A Cannabis medicinal é uma realidade no Brasil e no mundo. A Cannabis sativa, quando contém até 0,3% de THC, é chamada de cânhamo, um anagrama de maconha. Vários estados dos Estados Unidos, assim como vários países da Europa, vendem os produtos full spectrum (extratos de cânhamo) como suplemento alimentar.
As duas substâncias terapêuticas da Cannabis mais estudadas são o canabidiol (CBD) e o tetrahidrocanabinol (THC). Aqui no Brasil, temos nas farmácias um produto industrializado com CBD puro e um produto com mais THC que CBD, o Mevatyl®, ambos vendidos a preços proibitivos.
Temos também duas associações de pacientes que adquiriram na Justiça o direito de cultivar, extrair o óleo e vendê-lo a seus associados, a Associação Brasileira de Apoio Cannabis e Esperança (ABRACE) e a Associação de Apoio à Pesquisa e Pacientes de Cannabis Medicinal (APEPI). A ABRACE já conta com mais de 4 mil associados em uso de produtos derivados da Cannabis, sejam óleos, pomadas ou sprays. Os exemplos de pacientes graves e intratáveis que se beneficiam com esses produtos são inúmeros e em ascensão.
Sabemos que o consumo crônico e de altas doses de Cannabis fumada pode precipitar quadros psicóticos e esquizofrenia, assim como a síndrome amotivacional. O desencadeamento de psicose se dá numa minoria dos pacientes que têm susceptibilidade genética. Temos, hoje, muito mais segurança em decidir a quem prescrever os produtos derivados da Cannabis.
Dispomos, ainda, de testes farmacogenéticos que permitem identificar populações de maior risco, contribuindo para melhor orientar a prescrição de produtos com THC. Temos muitas crianças com epilepsia, autismo, síndrome de Tourette, doenças neurodegenerativas diversas, entre outras, que se beneficiam desses produtos, com segurança e menos efeitos adversos do que a maioria das medicações psicotrópicas tradicionais.
Diante destes fatos, precisamos nos perguntar por que, enquanto o mundo está indo num sentido, uma parte do governo brasileiro, o Conselho Federal de Medicina (CFM) e a Associação Brasileira de Psiquiatria (ABP) estão indo no sentido oposto.

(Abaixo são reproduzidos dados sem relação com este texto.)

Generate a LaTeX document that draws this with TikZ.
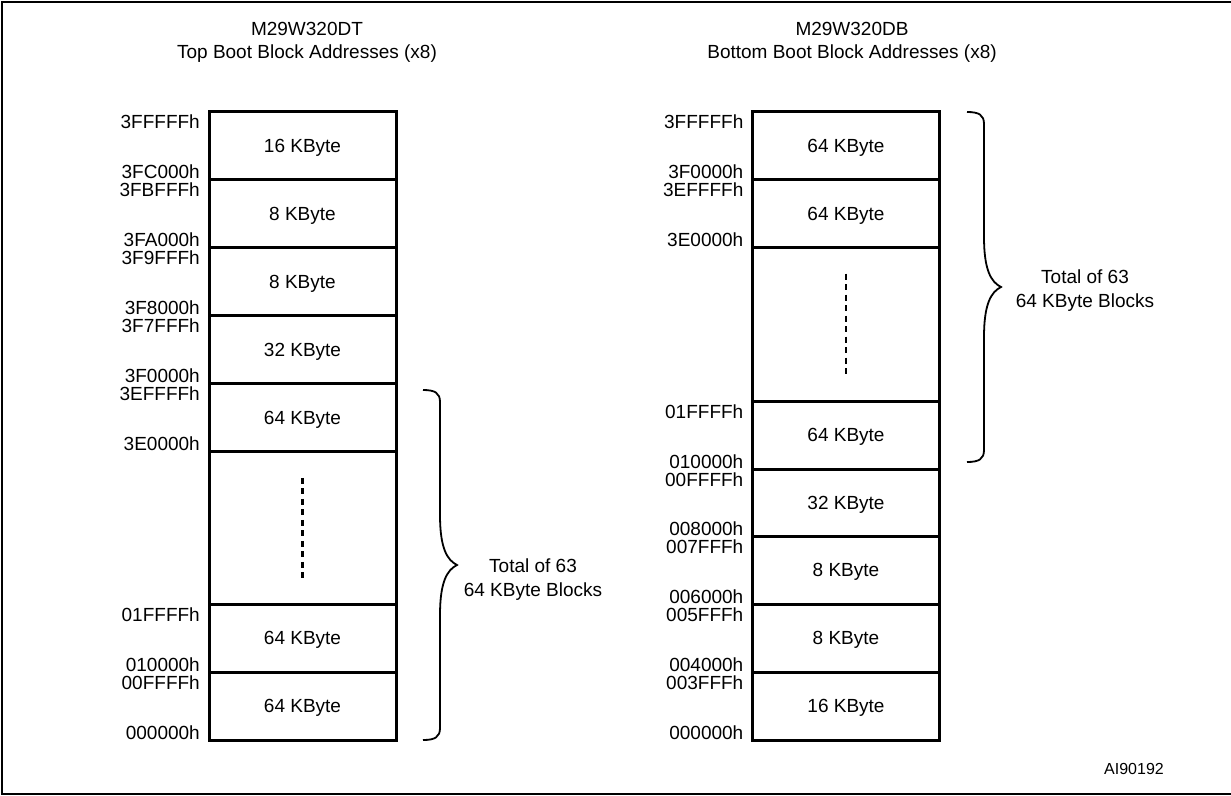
\documentclass[tikz,border=0pt]{standalone}
\usepackage{fontspec}
\setmainfont{Liberation Sans}
\begin{document}
\begin{tikzpicture}[x=1pt,y=-1pt,
  font=\fontsize{19}{23}\selectfont,
  blk/.style={draw, line width=3pt, inner sep=0pt, outer sep=0pt, minimum width=187pt, text depth=0pt},
  addr/.style={inner sep=0pt, anchor=base east},
  txt/.style={inner sep=0pt, anchor=base},
  dots/.style={line width=2.5pt, dash pattern=on 6pt off 4.5pt},
  cbrace/.pic={\draw[line width=1.8pt] (0,0) .. controls (12,0) and (17,3) .. (17,12) -- (17,125)
      .. controls (17,158) and (24,170) .. (34,175)
      .. controls (24,180) and (17,192) .. (17,225) -- (17,338)
      .. controls (17,347) and (12,350) .. (0,350);}
]
\useasboundingbox (0,0) rectangle (1231,795);
% frame
\draw[line width=2pt] (1240,1.5) -- (2,1.5) -- (2,793.5) -- (1240,793.5);

% titles
\node[txt] (tL1) at (307,35) {M29W320DT};
\node[txt] (tL2) at (307,58) {Top Boot Block Addresses (x8)};
\node[txt] (tR1) at (852,35) {M29W320DB};
\node[txt] (tR2) at (852,58) {Bottom Boot Block Addresses (x8)};

% left column
\node[blk, minimum height=68pt] (L1) at (302.5,145.5) {16 KByte};
\node[blk, minimum height=68pt] (L2) at (302.5,213.5) {8 KByte};
\node[blk, minimum height=68pt] (L3) at (302.5,281.5) {8 KByte};
\node[blk, minimum height=68pt] (L4) at (302.5,349.5) {32 KByte};
\node[blk, minimum height=68pt] (L5) at (302.5,417.5) {64 KByte};
\node[blk, minimum height=152.5pt] (L6) at (302.5,527.75) {};
\node[blk, minimum height=68pt] (L7) at (302.5,638) {64 KByte};
\node[blk, minimum height=68pt] (L8) at (302.5,706) {64 KByte};
\draw[dots] ([yshift=50pt]L6.center) -- ([yshift=-50pt]L6.center);

\node[addr] (aL1u) at ([xshift=-9pt,yshift=-17pt]L1.north west) {3FFFFFh};
\node[addr] (aL1l) at ([xshift=-9pt,yshift=1pt]L1.south west) {3FC000h};
\node[addr] (aL2u) at ([xshift=-9pt,yshift=-17pt]L2.north west) {3FBFFFh};
\node[addr] (aL2l) at ([xshift=-9pt,yshift=1pt]L2.south west) {3FA000h};
\node[addr] (aL3u) at ([xshift=-9pt,yshift=-17pt]L3.north west) {3F9FFFh};
\node[addr] (aL3l) at ([xshift=-9pt,yshift=1pt]L3.south west) {3F8000h};
\node[addr] (aL4u) at ([xshift=-9pt,yshift=-17pt]L4.north west) {3F7FFFh};
\node[addr] (aL4l) at ([xshift=-9pt,yshift=1pt]L4.south west) {3F0000h};
\node[addr] (aL5u) at ([xshift=-9pt,yshift=-17pt]L5.north west) {3EFFFFh};
\node[addr] (aL5l) at ([xshift=-9pt,yshift=1pt]L5.south west) {3E0000h};
\node[addr] (aL7u) at ([xshift=-9pt,yshift=-17pt]L7.north west) {01FFFFh};
\node[addr] (aL7l) at ([xshift=-9pt,yshift=1pt]L7.south west) {010000h};
\node[addr] (aL8u) at ([xshift=-9pt,yshift=-17pt]L8.north west) {00FFFFh};
\node[addr] (aL8l) at ([xshift=-9pt,yshift=1pt]L8.south west) {000000h};

\pic at (423,390) {cbrace};
\node[txt] (bL1) at (533,572) {Total of 63};
\node[txt] (bL2) at (533,596) {64 KByte Blocks};

% right column
\node[blk, minimum height=68pt] (R1) at (846,145.5) {64 KByte};
\node[blk, minimum height=68pt] (R2) at (846,213.5) {64 KByte};
\node[blk, minimum height=154pt] (R3) at (846,324.5) {};
\node[blk, minimum height=67.5pt] (R4) at (846,435.25) {64 KByte};
\node[blk, minimum height=67.5pt] (R5) at (846,502.75) {32 KByte};
\node[blk, minimum height=67.5pt] (R6) at (846,570.25) {8 KByte};
\node[blk, minimum height=68pt] (R7) at (846,638) {8 KByte};
\node[blk, minimum height=68pt] (R8) at (846,706) {16 KByte};
\draw[dots] ([yshift=51pt]R3.center) -- ([yshift=-51pt]R3.center);

\node[addr] (aR1u) at ([xshift=-9pt,yshift=-17pt]R1.north west) {3FFFFFh};
\node[addr] (aR1l) at ([xshift=-9pt,yshift=1pt]R1.south west) {3F0000h};
\node[addr] (aR2u) at ([xshift=-9pt,yshift=-17pt]R2.north west) {3EFFFFh};
\node[addr] (aR2l) at ([xshift=-9pt,yshift=1pt]R2.south west) {3E0000h};
\node[addr] (aR4u) at ([xshift=-9pt,yshift=-17pt]R4.north west) {01FFFFh};
\node[addr] (aR4l) at ([xshift=-9pt,yshift=1pt]R4.south west) {010000h};
\node[addr] (aR5u) at ([xshift=-9pt,yshift=-17pt]R5.north west) {00FFFFh};
\node[addr] (aR5l) at ([xshift=-9pt,yshift=1pt]R5.south west) {008000h};
\node[addr] (aR6u) at ([xshift=-9pt,yshift=-17pt]R6.north west) {007FFFh};
\node[addr] (aR6l) at ([xshift=-9pt,yshift=1pt]R6.south west) {006000h};
\node[addr] (aR7u) at ([xshift=-9pt,yshift=-17pt]R7.north west) {005FFFh};
\node[addr] (aR7l) at ([xshift=-9pt,yshift=1pt]R7.south west) {004000h};
\node[addr] (aR8u) at ([xshift=-9pt,yshift=-17pt]R8.north west) {003FFFh};
\node[addr] (aR8l) at ([xshift=-9pt,yshift=1pt]R8.south west) {000000h};

\pic at (967,112) {cbrace};
\node[txt] (bR1) at (1085,283) {Total of 63};
\node[txt] (bR2) at (1085,307) {64 KByte Blocks};

\node[addr, font=\fontsize{16}{19}\selectfont] (ai) at (1164,774) {AI90192};
\end{tikzpicture}
\end{document}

A nota técnica da ABP de 24 de agosto de 2020 se refere ao uso in natura da Cannabis como fonte dos problemas acima expostos, mas não diferencia a Cannabis in natura dos compostos medicinais, assim como não diferencia a Cannabis do tráfico dos produtos medicinais, incluindo aqueles com baixos teores de THC. Não diferencia o cânhamo in natura da Cannabis sativa rica em THC in natura, ambos com propriedades terapêuticas, cabe salientar.
Recentemente, o TRF-1 acatou o pedido do Ministério Público de fornecer produtos derivados de Cannabis no SUS, indeferindo o recurso da União na Justiça Federal. Essa medida favorece apenas os dois produtos registrados na ANVISA citados acima, o que tem canabidiol puro disponível na farmácia a R$1.800,00 o frasco e o Mevatyl, com preço similar. Esse projeto é bem-vindo, mas precisamos de mais opções nas farmácias e a preços menores.
O projeto de Lei 399/2015 defende a comercialização de produtos derivados de Cannabis, não versando diretamente sobre o plantio de cânhamo no Brasil, mas não excluindo-o.
O substitutivo ao PL 399/2015 versa sobre cultivo, pesquisa, processamento e comercialização por pessoas jurídicas, ou seja, associações, indústria e instituições de pesquisa, de Cannabis para fins industriais e medicinais (humano e veterinário). O plantio em solo brasileiro alavancaria o nosso agronegócio e permitiria que mais produtos derivados da Cannabis estivessem disponíveis no Brasil a custo menor. Mais importante, reduziria a busca de extratos artesanais de origem desconhecida ou, mais temerário, advindas do tráfico ou de contrabando, por pais desesperados.
Entendemos que com a proibição do uso medicinal da Cannabis, beneficiam-se alguns setores da sociedade, a saber: a indústria farmacêutica, que perde mercado quando há expansão de produtos derivados de Cannabis; as clínicas de tratamento de dependentes de drogas; as comunidades terapêuticas mantidas em grande parte por evangélicos; os traficantes; os contrabandistas. Paralelamente, prejudicam milhares de pacientes que fazem uso de derivados da Cannabis.
É importante que esta discussão prossiga sem vieses ideológicos, políticos, religiosos ou de qualquer outra natureza, embasada apenas pelo conhecimento científico e visando à melhoria da saúde da população brasileira.